2 match — locate patterns precisely

AWK

# match(string, regex) — sets RSTART and RLENGTH
# RSTART: position of match (0 if no match)
# RLENGTH: length of match (-1 if no match)

# ── Extract IP address from log line ──────────────────────
awk '{ if (match($0, /[0-9]+\.[0-9]+\.[0-9]+\.[0-9]+/))
    print "IP:", substr($0, RSTART, RLENGTH) }' app.log

# ── Extract timestamp ─────────────────────────────────────
awk '{ if (match($0, /[0-9]{4}-[0-9]{2}-[0-9]{2} [0-9]{2}:[0-9]{2}:[0-9]{2}/))
    print substr($0, RSTART, RLENGTH), "→", $NF }' app.log

# ── Extract URL from access log ───────────────────────────
awk '{ if (match($0, /GET|POST|PUT|DELETE/)) {
    method = substr($0, RSTART, RLENGTH)
    match($0, /\/[^ "]+/)
    path = substr($0, RSTART, RLENGTH)
    print method, path
  }
}' access.log

# ── gawk match with array (capture groups) ────────────────
gawk '{ if (match($0, /user=([^ ]+) action=([^ ]+)/, m))
    print "User:", m[1], "Action:", m[2] }' audit.log

3 split — break strings into arrays

AWK

# split(string, array, separator) → returns number of elements
# Array is 1-indexed

# ── Parse timestamp components ────────────────────────────
awk '{
  # $1 = "2026-05-01T10:14:02"
  n = split($1, dt, "T")      # dt[1]="2026-05-01" dt[2]="10:14:02"
  split(dt[1], d, "-")        # d[1]=2026 d[2]=05 d[3]=01
  split(dt[2], t, ":")        # t[1]=10 t[2]=14 t[3]=02
  printf "Year=%s Month=%s Day=%s Hour=%s\n", d[1], d[2], d[3], t[1]
}' events.log

# ── Parse path components ─────────────────────────────────
awk '{
  n = split($3, parts, "/")    # split URL path
  print "Endpoint:", parts[2], "Resource:", parts[3]
}' access.log
# /api/users → parts[1]="" parts[2]="api" parts[3]="users"

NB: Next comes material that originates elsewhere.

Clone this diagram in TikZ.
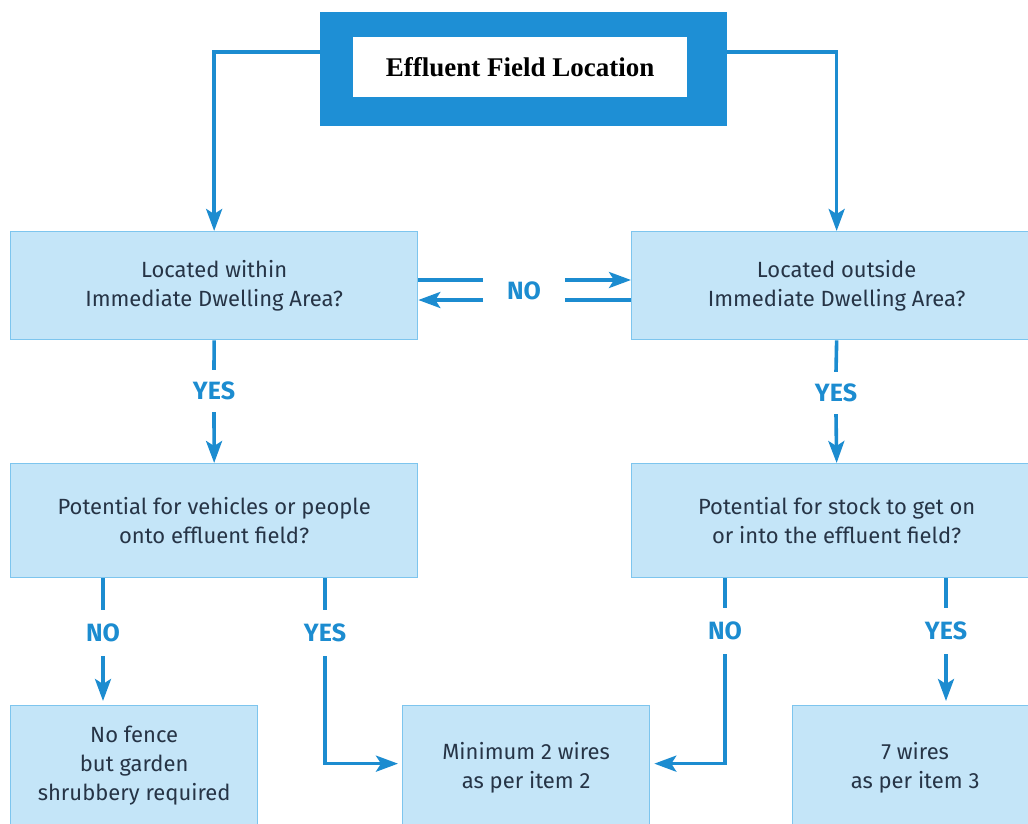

# ── Parse comma-separated tags ────────────────────────────
awk -F'\t' '{
  n = split($4, tags, ",")     # field 4 = "web,prod,nginx"
  for (i=1; i<=n; i++) {
    tag = tags[i]
    gsub(/^[[:space:]]+|[[:space:]]+$/, "", tag)  # trim
    tag_count[tag]++
  }
}
END {
  for (t in tag_count) printf "%-20s %d\n", t, tag_count[t]
}' servers.tsv

# ── Split with regex separator ────────────────────────────
awk '{ n = split($0, parts, /[,;|]+/)
     for (i=1; i<=n; i++) print parts[i] }'  # split on any delimiter

4 sprintf — format strings precisely

AWK

# sprintf works like printf but returns the string

# ── Build formatted output strings ───────────────────────
awk '{
  # Format bytes as human readable
  if ($5 > 1073741824) size = sprintf("%.1fG", $5/1073741824)
  else if ($5 > 1048576) size = sprintf("%.1fM", $5/1048576)
  else if ($5 > 1024)   size = sprintf("%.1fK", $5/1024)
  else                  size = sprintf("%dB", $5)
  printf "%-20s %8s\n", $1, size
}' transfer.log

# ── Pad numbers for sorting ───────────────────────────────
awk '{ printf "%s_%04d\n", $1, $2 }'     # host_0042

# ── Build output filenames ────────────────────────────────
awk 'NR==1 || NR%1000==1 {
  filename = sprintf("/tmp/chunk_%05d.txt", int(NR/1000))
  if (current != filename) { close(current); current = filename }
}
{ print > current }' bigfile.txt

# ── Build JSON output ─────────────────────────────────────
awk 'BEGIN { print "[" }
NR>1  { if (NR>2) print ","
        printf "{\"host\":\"%s\",\"cpu\":%s,\"mem\":%s}", $1, $2, $3
}
END   { print "\n]" }' metrics.log

awk — string extraction from logs

vriddh@prod-01:~/scripts$echo "2026-05-01T10:14:02 ERROR user=vriddh action=login ip=10.0.1.5" | gawk '{match($0,/user=([^ ]+) action=([^ ]+)/,m); print "User:",m[1],"Action:",m[2]}'

User: vriddh Action: login

vriddh@prod-01:~/scripts$awk '{gsub(/^[[:space:]]+|[[:space:]]+$/,"",$0); print}' messy.txt | head -3

prod-web-01

prod-db-01

prod-cache-01

█

✔ AWK string rules — Use gsub() for global replace, sub() for first match only. Use & in replacement to refer to the matched text. Use match() + substr($0, RSTART, RLENGTH) to extract patterns. Use gawk's match(str, re, arr) for capture groups — it's the cleanest way to extract named substrings. Use sprintf() when you need to build a formatted string and store it in a variable rather than print it immediately.